Editor's note: This is part four of a five-part series between Coast Reporter and Sunshine Coast Regional District (SCRD) featuring cycling programs and improvements by several organizations on the Coast.

Choosing how to get from A to B on the Coast depends on many factors - travel time, work needs, safe routes and available destination parking all figure into it. Our collective choices paint a picture of how we get around on the Coast, and currently, single occupancy vehicles dominate. Rising fuel costs, environmental impacts of fossil fuels and negative health effects of personal vehicles make advancing alternative transportation as important as ever.

Our population of 30,000 is distributed in a narrow band with clusters near business centres like Madeira Park, Sechelt, Roberts Creek and Gibsons. The short distances in centres make them well-suited for bike travel. Studies show people choose to walk or bike where the distance from home to amenities is five to 10 minutes. Where work and living spaces are combined in attractive ways, we open these options to more people.

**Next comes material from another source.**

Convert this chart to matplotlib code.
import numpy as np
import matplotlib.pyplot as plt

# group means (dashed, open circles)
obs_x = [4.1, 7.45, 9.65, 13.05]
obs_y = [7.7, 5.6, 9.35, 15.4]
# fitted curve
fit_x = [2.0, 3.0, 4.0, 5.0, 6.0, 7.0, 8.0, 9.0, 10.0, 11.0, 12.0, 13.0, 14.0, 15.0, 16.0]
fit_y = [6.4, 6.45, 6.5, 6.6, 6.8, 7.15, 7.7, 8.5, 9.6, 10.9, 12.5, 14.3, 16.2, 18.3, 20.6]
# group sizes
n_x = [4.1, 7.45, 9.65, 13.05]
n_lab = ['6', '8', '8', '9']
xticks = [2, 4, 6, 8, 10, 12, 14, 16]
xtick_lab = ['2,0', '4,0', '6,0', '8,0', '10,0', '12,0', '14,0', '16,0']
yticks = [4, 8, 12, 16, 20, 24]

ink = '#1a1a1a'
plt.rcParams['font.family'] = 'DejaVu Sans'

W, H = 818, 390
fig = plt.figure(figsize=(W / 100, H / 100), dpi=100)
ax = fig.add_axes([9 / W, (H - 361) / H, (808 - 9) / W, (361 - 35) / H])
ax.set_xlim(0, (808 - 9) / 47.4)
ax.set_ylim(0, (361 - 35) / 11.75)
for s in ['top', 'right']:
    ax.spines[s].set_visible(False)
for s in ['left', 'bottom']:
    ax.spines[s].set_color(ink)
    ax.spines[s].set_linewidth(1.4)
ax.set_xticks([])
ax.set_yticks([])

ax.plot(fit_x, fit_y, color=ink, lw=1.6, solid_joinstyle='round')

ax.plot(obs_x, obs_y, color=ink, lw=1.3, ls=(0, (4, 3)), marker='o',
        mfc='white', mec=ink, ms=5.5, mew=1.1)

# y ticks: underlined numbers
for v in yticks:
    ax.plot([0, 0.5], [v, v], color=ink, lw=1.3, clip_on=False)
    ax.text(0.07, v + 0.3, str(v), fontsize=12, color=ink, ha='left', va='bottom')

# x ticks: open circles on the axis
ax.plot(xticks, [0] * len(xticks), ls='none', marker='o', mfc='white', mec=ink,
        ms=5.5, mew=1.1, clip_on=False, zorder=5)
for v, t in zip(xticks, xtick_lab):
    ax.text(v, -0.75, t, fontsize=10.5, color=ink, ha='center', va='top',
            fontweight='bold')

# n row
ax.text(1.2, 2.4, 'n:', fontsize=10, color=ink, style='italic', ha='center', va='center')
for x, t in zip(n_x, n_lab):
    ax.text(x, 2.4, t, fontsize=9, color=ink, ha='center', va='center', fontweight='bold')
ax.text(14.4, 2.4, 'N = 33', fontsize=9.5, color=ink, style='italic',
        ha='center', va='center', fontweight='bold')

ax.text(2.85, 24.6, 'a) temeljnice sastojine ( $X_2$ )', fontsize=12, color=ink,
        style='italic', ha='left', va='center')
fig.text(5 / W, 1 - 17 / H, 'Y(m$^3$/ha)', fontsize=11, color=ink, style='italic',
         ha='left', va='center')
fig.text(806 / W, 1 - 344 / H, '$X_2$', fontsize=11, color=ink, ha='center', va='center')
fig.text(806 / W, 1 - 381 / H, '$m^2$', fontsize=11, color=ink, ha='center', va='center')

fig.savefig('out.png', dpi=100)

Planning such communities is the first step to achieving them.

Facilitated in part by local government, progressive plans can address transportation and other issues. Building bicycle infrastructure is complex in that it involves more than one agency. On the Coast it combines efforts of the Ministry of Transportation and Infrastructure (MOTI) which is responsible for Highway 101 and rural area roads, and local government.

While roads are not under the SCRD's jurisdiction, it does have a bicycle walking paths function which aims to develop paved road shoulders in rural areas B, D, E and F. This development is done along key rural transportation corridors, in co-operation with MOTI. Each of the local municipalities also develops and maintains bicycle walking path infrastructure on the non highway portions of road within their areas. Strengthening the collaborative and information sharing processes between jurisdictions helps achieve well linked routes.

Historically our communities were connected by boat rather than car. The rocky sloping coastline adds to the cost of building roads and bikeways. A small population limits the tax base available to pay for these projects, which usually depend on provincial or federal grants. For example, the recent two km shoulder widening along Highway 101 through Selma Park cost roughly $2.5 million. This is the same sum spent on all previous SCRD bikeway work in the rural areas combined on the Sunshine Coast (roughly 25 km since 1998). While costly, the bikeway has made a previously very dangerous portion of the highway much safer to ride for cyclists. A legacy fund might help sustain quicker adoption of new infrastructure.

Not without its challenges, expanding bicycle commuting infrastructure is one part of making more sustainable transportation options available and popular on the Coast.